» To do: Take the lines from the one with "Emit a Python" through the one with "ax.set_ylim(0.01, 0.10)", both ends kept, and reproduce them exactly without the pictures.

» Data entries:
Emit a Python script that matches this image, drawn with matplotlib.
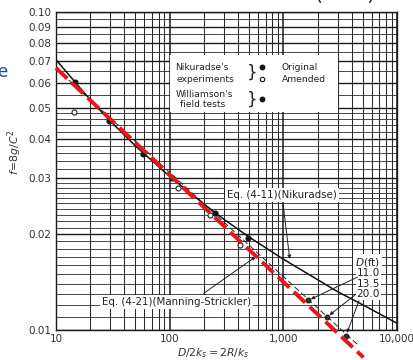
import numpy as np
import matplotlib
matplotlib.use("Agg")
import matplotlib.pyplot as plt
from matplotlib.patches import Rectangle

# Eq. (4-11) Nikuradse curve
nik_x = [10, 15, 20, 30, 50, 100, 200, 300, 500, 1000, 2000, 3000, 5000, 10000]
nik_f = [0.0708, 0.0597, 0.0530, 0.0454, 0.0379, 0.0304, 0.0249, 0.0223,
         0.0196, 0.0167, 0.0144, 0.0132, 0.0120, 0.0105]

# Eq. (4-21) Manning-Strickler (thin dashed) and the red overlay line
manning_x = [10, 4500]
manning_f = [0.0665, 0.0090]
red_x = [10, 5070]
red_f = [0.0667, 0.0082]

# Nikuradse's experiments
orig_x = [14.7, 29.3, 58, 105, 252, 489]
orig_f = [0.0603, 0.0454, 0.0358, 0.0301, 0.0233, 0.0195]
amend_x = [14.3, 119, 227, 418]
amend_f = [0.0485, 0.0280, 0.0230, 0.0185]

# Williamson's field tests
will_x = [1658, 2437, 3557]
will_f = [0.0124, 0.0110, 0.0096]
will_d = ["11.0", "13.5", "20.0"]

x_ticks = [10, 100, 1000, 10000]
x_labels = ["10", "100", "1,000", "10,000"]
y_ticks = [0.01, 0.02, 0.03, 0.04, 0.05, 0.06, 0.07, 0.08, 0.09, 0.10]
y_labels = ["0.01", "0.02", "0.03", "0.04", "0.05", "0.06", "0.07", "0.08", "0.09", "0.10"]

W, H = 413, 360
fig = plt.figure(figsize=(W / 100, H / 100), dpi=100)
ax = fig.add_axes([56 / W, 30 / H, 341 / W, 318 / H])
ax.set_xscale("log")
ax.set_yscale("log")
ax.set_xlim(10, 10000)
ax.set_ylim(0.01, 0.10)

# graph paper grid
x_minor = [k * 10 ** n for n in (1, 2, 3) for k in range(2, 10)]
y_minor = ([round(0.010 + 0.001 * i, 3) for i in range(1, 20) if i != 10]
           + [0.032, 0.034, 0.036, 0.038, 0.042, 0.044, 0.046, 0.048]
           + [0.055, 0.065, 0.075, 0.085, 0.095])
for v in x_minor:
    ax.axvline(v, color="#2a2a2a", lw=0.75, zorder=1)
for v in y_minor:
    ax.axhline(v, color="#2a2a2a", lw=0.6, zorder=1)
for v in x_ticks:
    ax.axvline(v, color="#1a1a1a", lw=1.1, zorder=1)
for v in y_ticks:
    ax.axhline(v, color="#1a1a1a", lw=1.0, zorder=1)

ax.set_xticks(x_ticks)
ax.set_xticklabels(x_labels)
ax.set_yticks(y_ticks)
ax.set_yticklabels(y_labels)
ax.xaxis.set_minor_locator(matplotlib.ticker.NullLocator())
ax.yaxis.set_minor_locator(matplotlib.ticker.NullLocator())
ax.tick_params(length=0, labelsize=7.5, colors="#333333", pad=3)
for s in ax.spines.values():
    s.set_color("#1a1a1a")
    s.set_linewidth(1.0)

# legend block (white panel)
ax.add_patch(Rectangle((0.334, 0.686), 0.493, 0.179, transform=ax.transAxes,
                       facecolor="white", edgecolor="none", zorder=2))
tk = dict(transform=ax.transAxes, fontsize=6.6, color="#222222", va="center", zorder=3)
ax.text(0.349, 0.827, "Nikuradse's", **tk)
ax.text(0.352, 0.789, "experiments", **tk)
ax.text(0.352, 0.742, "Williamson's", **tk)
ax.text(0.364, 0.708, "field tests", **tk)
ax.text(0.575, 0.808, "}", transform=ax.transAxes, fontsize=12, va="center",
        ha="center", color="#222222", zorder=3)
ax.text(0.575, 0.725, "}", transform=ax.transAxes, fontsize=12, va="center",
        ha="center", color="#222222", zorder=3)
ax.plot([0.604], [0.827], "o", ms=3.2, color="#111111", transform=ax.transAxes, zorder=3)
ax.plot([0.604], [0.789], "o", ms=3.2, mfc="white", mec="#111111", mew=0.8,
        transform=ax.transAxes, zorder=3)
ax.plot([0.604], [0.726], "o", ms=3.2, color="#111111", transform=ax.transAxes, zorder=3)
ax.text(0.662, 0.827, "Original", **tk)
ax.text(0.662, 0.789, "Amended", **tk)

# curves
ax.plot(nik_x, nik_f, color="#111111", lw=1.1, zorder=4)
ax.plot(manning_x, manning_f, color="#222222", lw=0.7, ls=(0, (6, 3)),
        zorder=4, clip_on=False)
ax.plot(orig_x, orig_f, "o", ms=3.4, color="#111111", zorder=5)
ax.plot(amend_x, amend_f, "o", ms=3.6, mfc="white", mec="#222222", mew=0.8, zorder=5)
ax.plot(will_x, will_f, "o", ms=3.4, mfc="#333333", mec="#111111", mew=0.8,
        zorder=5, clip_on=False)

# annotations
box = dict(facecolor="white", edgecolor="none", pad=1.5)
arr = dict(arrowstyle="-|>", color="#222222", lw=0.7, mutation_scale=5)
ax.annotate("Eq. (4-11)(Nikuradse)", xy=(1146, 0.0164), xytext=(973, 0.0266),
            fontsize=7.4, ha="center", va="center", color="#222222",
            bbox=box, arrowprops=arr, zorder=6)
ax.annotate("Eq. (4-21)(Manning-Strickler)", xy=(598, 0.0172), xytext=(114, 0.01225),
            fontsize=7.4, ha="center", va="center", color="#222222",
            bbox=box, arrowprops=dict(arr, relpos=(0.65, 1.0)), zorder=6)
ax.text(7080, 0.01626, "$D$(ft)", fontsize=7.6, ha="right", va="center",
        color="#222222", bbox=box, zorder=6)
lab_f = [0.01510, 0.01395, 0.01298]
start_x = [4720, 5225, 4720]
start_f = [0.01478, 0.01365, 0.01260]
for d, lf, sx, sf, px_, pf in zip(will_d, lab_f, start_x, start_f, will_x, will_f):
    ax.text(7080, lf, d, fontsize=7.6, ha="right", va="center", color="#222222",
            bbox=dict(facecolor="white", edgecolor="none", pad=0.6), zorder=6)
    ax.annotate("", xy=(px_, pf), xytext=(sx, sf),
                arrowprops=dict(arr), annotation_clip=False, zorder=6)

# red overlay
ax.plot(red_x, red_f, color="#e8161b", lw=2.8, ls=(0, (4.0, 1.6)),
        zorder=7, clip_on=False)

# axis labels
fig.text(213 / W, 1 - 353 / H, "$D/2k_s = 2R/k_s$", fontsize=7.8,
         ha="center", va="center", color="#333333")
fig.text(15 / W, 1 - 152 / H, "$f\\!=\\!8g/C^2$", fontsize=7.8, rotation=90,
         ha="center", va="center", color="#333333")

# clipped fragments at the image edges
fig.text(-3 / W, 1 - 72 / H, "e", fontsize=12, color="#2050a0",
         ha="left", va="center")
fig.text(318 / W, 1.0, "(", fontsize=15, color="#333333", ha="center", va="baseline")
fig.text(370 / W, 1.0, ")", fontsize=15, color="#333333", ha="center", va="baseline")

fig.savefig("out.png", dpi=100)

...

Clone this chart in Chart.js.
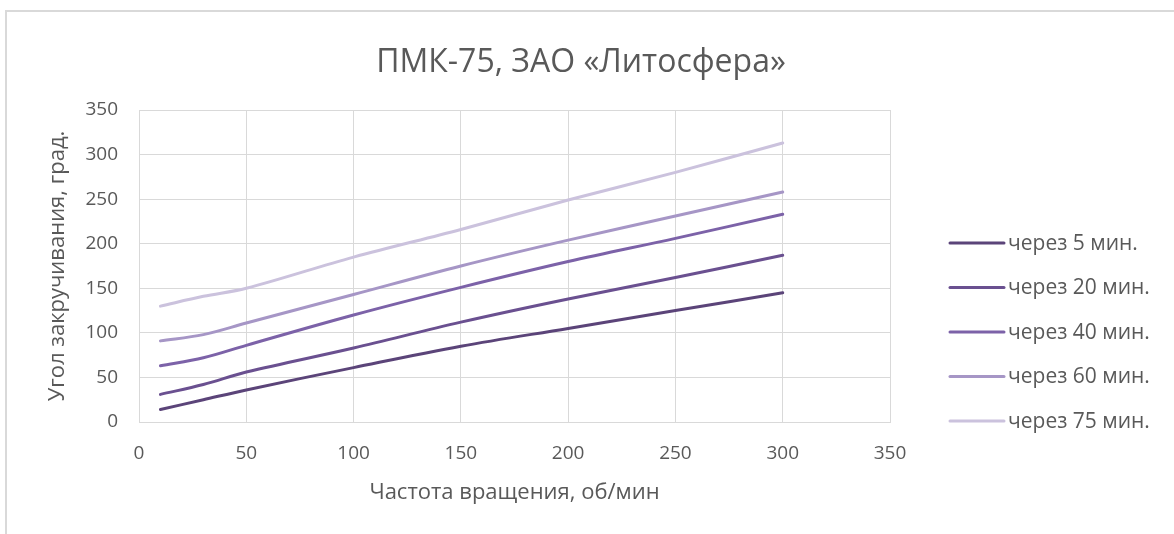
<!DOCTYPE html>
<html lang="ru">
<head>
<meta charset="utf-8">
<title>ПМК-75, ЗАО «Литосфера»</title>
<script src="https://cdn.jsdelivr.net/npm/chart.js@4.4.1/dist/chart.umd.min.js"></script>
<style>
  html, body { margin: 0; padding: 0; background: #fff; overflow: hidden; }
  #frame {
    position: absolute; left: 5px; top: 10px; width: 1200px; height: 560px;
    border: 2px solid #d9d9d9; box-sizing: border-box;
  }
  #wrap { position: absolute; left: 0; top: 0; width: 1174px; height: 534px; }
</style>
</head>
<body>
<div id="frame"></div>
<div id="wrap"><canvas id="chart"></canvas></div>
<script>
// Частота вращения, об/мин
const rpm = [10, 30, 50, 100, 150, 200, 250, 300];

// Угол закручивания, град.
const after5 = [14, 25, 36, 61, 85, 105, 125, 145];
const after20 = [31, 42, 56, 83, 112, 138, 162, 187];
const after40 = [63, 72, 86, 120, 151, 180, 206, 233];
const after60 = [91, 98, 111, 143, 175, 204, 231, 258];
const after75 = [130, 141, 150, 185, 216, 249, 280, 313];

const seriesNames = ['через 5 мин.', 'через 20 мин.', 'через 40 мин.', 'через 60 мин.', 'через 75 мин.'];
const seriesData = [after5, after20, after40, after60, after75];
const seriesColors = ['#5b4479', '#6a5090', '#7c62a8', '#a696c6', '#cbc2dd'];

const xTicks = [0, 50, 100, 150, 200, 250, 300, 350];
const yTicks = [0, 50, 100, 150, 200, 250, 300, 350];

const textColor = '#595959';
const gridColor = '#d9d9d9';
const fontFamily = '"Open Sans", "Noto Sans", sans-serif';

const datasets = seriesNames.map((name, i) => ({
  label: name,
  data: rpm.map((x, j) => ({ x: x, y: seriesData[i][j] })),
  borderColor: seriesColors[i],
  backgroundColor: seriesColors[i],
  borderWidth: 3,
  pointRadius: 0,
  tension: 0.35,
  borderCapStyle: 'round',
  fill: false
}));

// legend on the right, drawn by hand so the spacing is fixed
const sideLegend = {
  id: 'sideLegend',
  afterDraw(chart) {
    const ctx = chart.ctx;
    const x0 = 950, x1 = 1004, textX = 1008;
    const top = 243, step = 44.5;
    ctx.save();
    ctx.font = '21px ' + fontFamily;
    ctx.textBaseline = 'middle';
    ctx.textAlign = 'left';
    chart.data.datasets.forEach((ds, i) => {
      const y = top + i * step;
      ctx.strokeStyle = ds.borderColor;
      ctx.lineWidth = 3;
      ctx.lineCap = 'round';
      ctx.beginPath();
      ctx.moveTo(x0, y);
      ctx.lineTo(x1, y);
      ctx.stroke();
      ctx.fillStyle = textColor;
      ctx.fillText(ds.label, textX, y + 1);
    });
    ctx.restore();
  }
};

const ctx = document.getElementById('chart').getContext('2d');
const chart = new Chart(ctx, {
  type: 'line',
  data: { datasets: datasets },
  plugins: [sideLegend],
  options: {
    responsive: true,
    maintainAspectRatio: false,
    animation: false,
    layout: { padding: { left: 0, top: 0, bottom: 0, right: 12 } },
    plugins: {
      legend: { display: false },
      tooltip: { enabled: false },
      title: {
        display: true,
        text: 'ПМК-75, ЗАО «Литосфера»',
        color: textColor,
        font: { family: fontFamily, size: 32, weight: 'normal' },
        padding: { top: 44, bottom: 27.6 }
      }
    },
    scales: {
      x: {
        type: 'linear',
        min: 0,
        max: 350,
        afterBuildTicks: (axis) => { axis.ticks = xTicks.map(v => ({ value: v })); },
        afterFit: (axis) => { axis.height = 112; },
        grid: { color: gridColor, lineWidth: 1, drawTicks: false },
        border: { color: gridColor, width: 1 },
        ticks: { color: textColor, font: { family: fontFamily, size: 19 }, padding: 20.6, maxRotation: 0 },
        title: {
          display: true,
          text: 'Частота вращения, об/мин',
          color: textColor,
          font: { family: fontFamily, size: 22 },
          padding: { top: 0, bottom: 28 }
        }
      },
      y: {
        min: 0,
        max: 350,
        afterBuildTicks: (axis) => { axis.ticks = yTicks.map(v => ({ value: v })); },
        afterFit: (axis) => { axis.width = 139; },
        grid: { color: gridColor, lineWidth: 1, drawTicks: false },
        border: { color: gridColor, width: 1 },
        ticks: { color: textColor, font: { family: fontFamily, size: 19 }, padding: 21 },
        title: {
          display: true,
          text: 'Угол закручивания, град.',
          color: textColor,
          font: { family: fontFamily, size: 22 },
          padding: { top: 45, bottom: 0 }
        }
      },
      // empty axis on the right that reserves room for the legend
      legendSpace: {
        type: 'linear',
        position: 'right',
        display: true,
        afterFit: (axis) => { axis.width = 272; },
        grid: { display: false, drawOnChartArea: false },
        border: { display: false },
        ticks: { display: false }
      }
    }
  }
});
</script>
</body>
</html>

==

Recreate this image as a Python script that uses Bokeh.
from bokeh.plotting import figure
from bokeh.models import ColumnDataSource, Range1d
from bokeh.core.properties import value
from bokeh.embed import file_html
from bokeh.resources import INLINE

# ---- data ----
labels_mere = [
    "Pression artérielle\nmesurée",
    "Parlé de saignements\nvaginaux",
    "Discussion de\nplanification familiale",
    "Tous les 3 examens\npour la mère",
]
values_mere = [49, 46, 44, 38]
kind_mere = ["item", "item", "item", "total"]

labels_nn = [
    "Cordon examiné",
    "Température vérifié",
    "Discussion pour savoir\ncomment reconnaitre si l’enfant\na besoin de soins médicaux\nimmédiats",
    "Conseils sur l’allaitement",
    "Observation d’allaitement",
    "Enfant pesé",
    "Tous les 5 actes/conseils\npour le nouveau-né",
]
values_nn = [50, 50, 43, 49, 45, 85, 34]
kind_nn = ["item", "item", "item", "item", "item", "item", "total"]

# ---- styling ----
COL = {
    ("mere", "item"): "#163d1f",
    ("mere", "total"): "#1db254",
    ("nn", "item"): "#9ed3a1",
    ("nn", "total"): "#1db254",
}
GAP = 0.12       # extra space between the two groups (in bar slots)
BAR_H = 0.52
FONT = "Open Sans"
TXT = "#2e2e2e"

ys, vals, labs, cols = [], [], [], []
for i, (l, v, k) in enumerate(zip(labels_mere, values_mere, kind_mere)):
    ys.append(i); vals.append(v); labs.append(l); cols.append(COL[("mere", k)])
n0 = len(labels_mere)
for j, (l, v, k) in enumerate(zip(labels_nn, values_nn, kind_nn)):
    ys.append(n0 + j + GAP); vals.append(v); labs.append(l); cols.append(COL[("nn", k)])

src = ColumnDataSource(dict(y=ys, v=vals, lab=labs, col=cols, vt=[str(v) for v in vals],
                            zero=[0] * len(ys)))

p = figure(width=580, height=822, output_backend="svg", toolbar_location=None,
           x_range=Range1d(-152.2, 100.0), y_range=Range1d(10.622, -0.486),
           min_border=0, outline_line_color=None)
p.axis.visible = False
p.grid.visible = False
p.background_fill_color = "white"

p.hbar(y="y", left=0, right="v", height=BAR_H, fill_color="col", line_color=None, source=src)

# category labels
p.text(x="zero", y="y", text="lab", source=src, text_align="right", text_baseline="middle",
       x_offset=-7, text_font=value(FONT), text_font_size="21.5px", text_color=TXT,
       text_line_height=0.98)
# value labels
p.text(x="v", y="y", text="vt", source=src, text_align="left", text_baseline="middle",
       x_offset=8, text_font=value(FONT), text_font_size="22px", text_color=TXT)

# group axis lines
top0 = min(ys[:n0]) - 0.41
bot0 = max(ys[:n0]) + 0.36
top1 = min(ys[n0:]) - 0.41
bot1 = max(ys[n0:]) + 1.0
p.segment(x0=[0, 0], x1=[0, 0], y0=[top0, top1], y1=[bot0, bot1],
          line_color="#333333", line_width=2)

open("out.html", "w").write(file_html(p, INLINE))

» In response:
Emit a Python script that matches this image, drawn with matplotlib.
import numpy as np
import matplotlib
matplotlib.use("Agg")
import matplotlib.pyplot as plt
from matplotlib.patches import Rectangle

# Eq. (4-11) Nikuradse curve
nik_x = [10, 15, 20, 30, 50, 100, 200, 300, 500, 1000, 2000, 3000, 5000, 10000]
nik_f = [0.0708, 0.0597, 0.0530, 0.0454, 0.0379, 0.0304, 0.0249, 0.0223,
         0.0196, 0.0167, 0.0144, 0.0132, 0.0120, 0.0105]

# Eq. (4-21) Manning-Strickler (thin dashed) and the red overlay line
manning_x = [10, 4500]
manning_f = [0.0665, 0.0090]
red_x = [10, 5070]
red_f = [0.0667, 0.0082]

# Nikuradse's experiments
orig_x = [14.7, 29.3, 58, 105, 252, 489]
orig_f = [0.0603, 0.0454, 0.0358, 0.0301, 0.0233, 0.0195]
amend_x = [14.3, 119, 227, 418]
amend_f = [0.0485, 0.0280, 0.0230, 0.0185]

# Williamson's field tests
will_x = [1658, 2437, 3557]
will_f = [0.0124, 0.0110, 0.0096]
will_d = ["11.0", "13.5", "20.0"]

x_ticks = [10, 100, 1000, 10000]
x_labels = ["10", "100", "1,000", "10,000"]
y_ticks = [0.01, 0.02, 0.03, 0.04, 0.05, 0.06, 0.07, 0.08, 0.09, 0.10]
y_labels = ["0.01", "0.02", "0.03", "0.04", "0.05", "0.06", "0.07", "0.08", "0.09", "0.10"]

W, H = 413, 360
fig = plt.figure(figsize=(W / 100, H / 100), dpi=100)
ax = fig.add_axes([56 / W, 30 / H, 341 / W, 318 / H])
ax.set_xscale("log")
ax.set_yscale("log")
ax.set_xlim(10, 10000)
ax.set_ylim(0.01, 0.10)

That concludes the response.